── DATA ──

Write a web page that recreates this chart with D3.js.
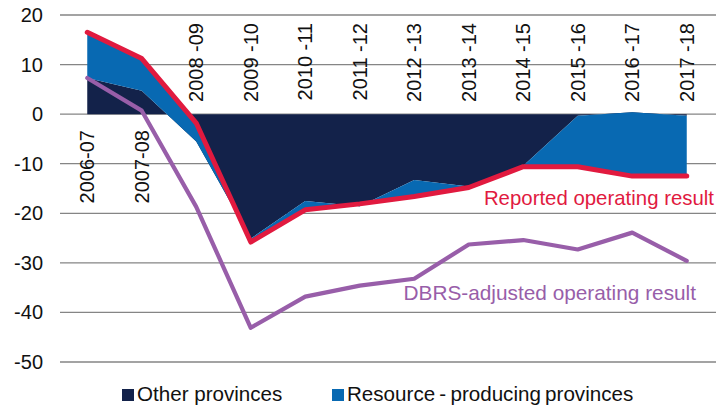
<!DOCTYPE html>
<html>
<head>
<meta charset="utf-8">
<script src="https://cdn.jsdelivr.net/npm/d3@7"></script>
<style>
  html, body { margin: 0; padding: 0; background: #fff; }
  svg { display: block; font-family: "Liberation Sans", Arial, sans-serif; }
</style>
</head>
<body>
<svg id="chart" width="726" height="407"></svg>
<script>
const categories = ["2006-07","2007-08","2008 -09","2009 -10","2010 -11","2011 -12","2012 -13","2013 -14","2014 -15","2015 -16","2016 -17","2017 -18"];
const otherProvinces = [7.3, 4.7, -5.5, -25.1, -17.5, -18.6, -13.3, -14.6, -10.4, -0.3, 0.4, -0.3];
const resourceProvinces = [9.2, 6.5, 3.7, -0.7, -1.8, 0.5, -3.3, -0.2, -0.2, -10.3, -12.9, -12.2];
const reportedResult = [16.5, 11.2, -1.8, -25.8, -19.3, -18.1, -16.6, -14.8, -10.6, -10.6, -12.5, -12.5];
const dbrsAdjusted = [7.3, 0.7, -18.7, -43.1, -36.8, -34.6, -33.2, -26.3, -25.4, -27.3, -23.9, -29.6];
const yTicks = [20, 10, 0, -10, -20, -30, -40, -50];

const colors = { other: "#13224a", resource: "#0869b2", reported: "#e11a3f", dbrs: "#985ea9", grid: "#858585" };

const svg = d3.select("#chart");
const x = d3.scaleBand().domain(categories).range([60, 714]);
const cx = c => x(c) + x.bandwidth() / 2;
const y = d3.scaleLinear().domain([-50, 20]).range([362, 15]);

// gridlines
svg.append("g").selectAll("line").data(yTicks).join("line")
  .attr("x1", 60).attr("x2", 716)
  .attr("y1", d => y(d)).attr("y2", d => y(d))
  .attr("stroke", colors.grid).attr("stroke-width", 1.3);

// y labels
svg.append("g").selectAll("text").data(yTicks).join("text")
  .attr("x", 43).attr("y", d => y(d)).attr("dy", "0.35em")
  .attr("text-anchor", "end").attr("font-size", 20).attr("fill", "#111")
  .text(d => d);

// stacked areas
const table = categories.map((c, i) => ({ cat: c, other: otherProvinces[i], resource: resourceProvinces[i] }));
const stack = d3.stack().keys(["other", "resource"]).offset(d3.stackOffsetNone).order(d3.stackOrderNone);
const layers = stack(table);
const area = d3.area().x(d => cx(d.data.cat)).y0(d => y(d[0])).y1(d => y(d[1]));
svg.append("g").selectAll("path").data(layers).join("path")
  .attr("d", area)
  .attr("fill", d => d.key === "other" ? colors.other : colors.resource);

// category labels
svg.append("g").selectAll("text").data(categories).join("text")
  .attr("transform", (d, i) => {
    const below = i < 2;
    return `translate(${cx(d)},${below ? 130 : 23}) rotate(-90)`;
  })
  .attr("dy", "0.35em")
  .attr("text-anchor", "end")
  .attr("font-size", 20).attr("fill", "#111")
  .text(d => d);

// lines
const line = d3.line().x((d, i) => cx(categories[i])).y(d => y(d));
svg.append("path").datum(dbrsAdjusted).attr("d", line)
  .attr("fill", "none").attr("stroke", colors.dbrs).attr("stroke-width", 4.2)
  .attr("stroke-linejoin", "round").attr("stroke-linecap", "round");
svg.append("path").datum(reportedResult).attr("d", line)
  .attr("fill", "none").attr("stroke", colors.reported).attr("stroke-width", 5)
  .attr("stroke-linejoin", "round").attr("stroke-linecap", "round");

// annotations
svg.append("text").attr("x", 714).attr("y", 205).attr("text-anchor", "end")
  .attr("font-size", 20.4).attr("fill", colors.reported).text("Reported operating result");
svg.append("text").attr("x", 696).attr("y", 300).attr("text-anchor", "end")
  .attr("font-size", 20.8).attr("fill", colors.dbrs).text("DBRS-adjusted operating result");

// legend
const legend = [
  { label: "Other provinces", color: colors.other, x: 122 },
  { label: "Resource - producing provinces", color: colors.resource, x: 332 }
];
const lg = svg.append("g").selectAll("g").data(legend).join("g");
lg.append("rect").attr("x", d => d.x).attr("y", 389).attr("width", 12).attr("height", 12).attr("fill", d => d.color);
lg.append("text").attr("x", d => d.x + 15).attr("y", 401).attr("font-size", 20.6)
  .attr("word-spacing", d => d.x > 200 ? -1.5 : 0)
  .attr("fill", "#111").text(d => d.label);
</script>
</body>
</html>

───

## EXERCISE DESCRIPTION
Write out the listing word for word, omitting the pictures it holds.

## SOLUTION TO THIS TASK
Write a web page that recreates this chart with D3.js.
<!DOCTYPE html>
<html>
<head>
<meta charset="utf-8">
<script src="https://cdn.jsdelivr.net/npm/d3@7"></script>
<style>
  html, body { margin: 0; padding: 0; background: #fff; }
  svg { display: block; font-family: "Liberation Sans", Arial, sans-serif; }
</style>
</head>
<body>
<svg id="chart" width="726" height="407"></svg>
<script>
const categories = ["2006-07","2007-08","2008 -09","2009 -10","2010 -11","2011 -12","2012 -13","2013 -14","2014 -15","2015 -16","2016 -17","2017 -18"];
const otherProvinces = [7.3, 4.7, -5.5, -25.1, -17.5, -18.6, -13.3, -14.6, -10.4, -0.3, 0.4, -0.3];
const resourceProvinces = [9.2, 6.5, 3.7, -0.7, -1.8, 0.5, -3.3, -0.2, -0.2, -10.3, -12.9, -12.2];
const reportedResult = [16.5, 11.2, -1.8, -25.8, -19.3, -18.1, -16.6, -14.8, -10.6, -10.6, -12.5, -12.5];
const dbrsAdjusted = [7.3, 0.7, -18.7, -43.1, -36.8, -34.6, -33.2, -26.3, -25.4, -27.3, -23.9, -29.6];
const yTicks = [20, 10, 0, -10, -20, -30, -40, -50];

const colors = { other: "#13224a", resource: "#0869b2", reported: "#e11a3f", dbrs: "#985ea9", grid: "#858585" };

const svg = d3.select("#chart");
const x = d3.scaleBand().domain(categories).range([60, 714]);
const cx = c => x(c) + x.bandwidth() / 2;
const y = d3.scaleLinear().domain([-50, 20]).range([362, 15]);

// gridlines
svg.append("g").selectAll("line").data(yTicks).join("line")
  .attr("x1", 60).attr("x2", 716)
  .attr("y1", d => y(d)).attr("y2", d => y(d))
  .attr("stroke", colors.grid).attr("stroke-width", 1.3);

// y labels
svg.append("g").selectAll("text").data(yTicks).join("text")
  .attr("x", 43).attr("y", d => y(d)).attr("dy", "0.35em")
  .attr("text-anchor", "end").attr("font-size", 20).attr("fill", "#111")
  .text(d => d);

// stacked areas
const table = categories.map((c, i) => ({ cat: c, other: otherProvinces[i], resource: resourceProvinces[i] }));
const stack = d3.stack().keys(["other", "resource"]).offset(d3.stackOffsetNone).order(d3.stackOrderNone);
const layers = stack(table);
const area = d3.area().x(d => cx(d.data.cat)).y0(d => y(d[0])).y1(d => y(d[1]));
svg.append("g").selectAll("path").data(layers).join("path")
  .attr("d", area)
  .attr("fill", d => d.key === "other" ? colors.other : colors.resource);

// category labels
svg.append("g").selectAll("text").data(categories).join("text")
  .attr("transform", (d, i) => {
    const below = i < 2;
    return `translate(${cx(d)},${below ? 130 : 23}) rotate(-90)`;
  })
  .attr("dy", "0.35em")
  .attr("text-anchor", "end")
  .attr("font-size", 20).attr("fill", "#111")
  .text(d => d);

// lines
const line = d3.line().x((d, i) => cx(categories[i])).y(d => y(d));
svg.append("path").datum(dbrsAdjusted).attr("d", line)
  .attr("fill", "none").attr("stroke", colors.dbrs).attr("stroke-width", 4.2)
  .attr("stroke-linejoin", "round").attr("stroke-linecap", "round");
svg.append("path").datum(reportedResult).attr("d", line)
  .attr("fill", "none").attr("stroke", colors.reported).attr("stroke-width", 5)
  .attr("stroke-linejoin", "round").attr("stroke-linecap", "round");

// annotations
svg.append("text").attr("x", 714).attr("y", 205).attr("text-anchor", "end")
  .attr("font-size", 20.4).attr("fill", colors.reported).text("Reported operating result");
svg.append("text").attr("x", 696).attr("y", 300).attr("text-anchor", "end")
  .attr("font-size", 20.8).attr("fill", colors.dbrs).text("DBRS-adjusted operating result");

// legend
const legend = [
  { label: "Other provinces", color: colors.other, x: 122 },
  { label: "Resource - producing provinces", color: colors.resource, x: 332 }
];
const lg = svg.append("g").selectAll("g").data(legend).join("g");
lg.append("rect").attr("x", d => d.x).attr("y", 389).attr("width", 12).attr("height", 12).attr("fill", d => d.color);
lg.append("text").attr("x", d => d.x + 15).attr("y", 401).attr("font-size", 20.6)
  .attr("word-spacing", d => d.x > 200 ? -1.5 : 0)
  .attr("fill", "#111").text(d => d.label);
</script>
</body>
</html>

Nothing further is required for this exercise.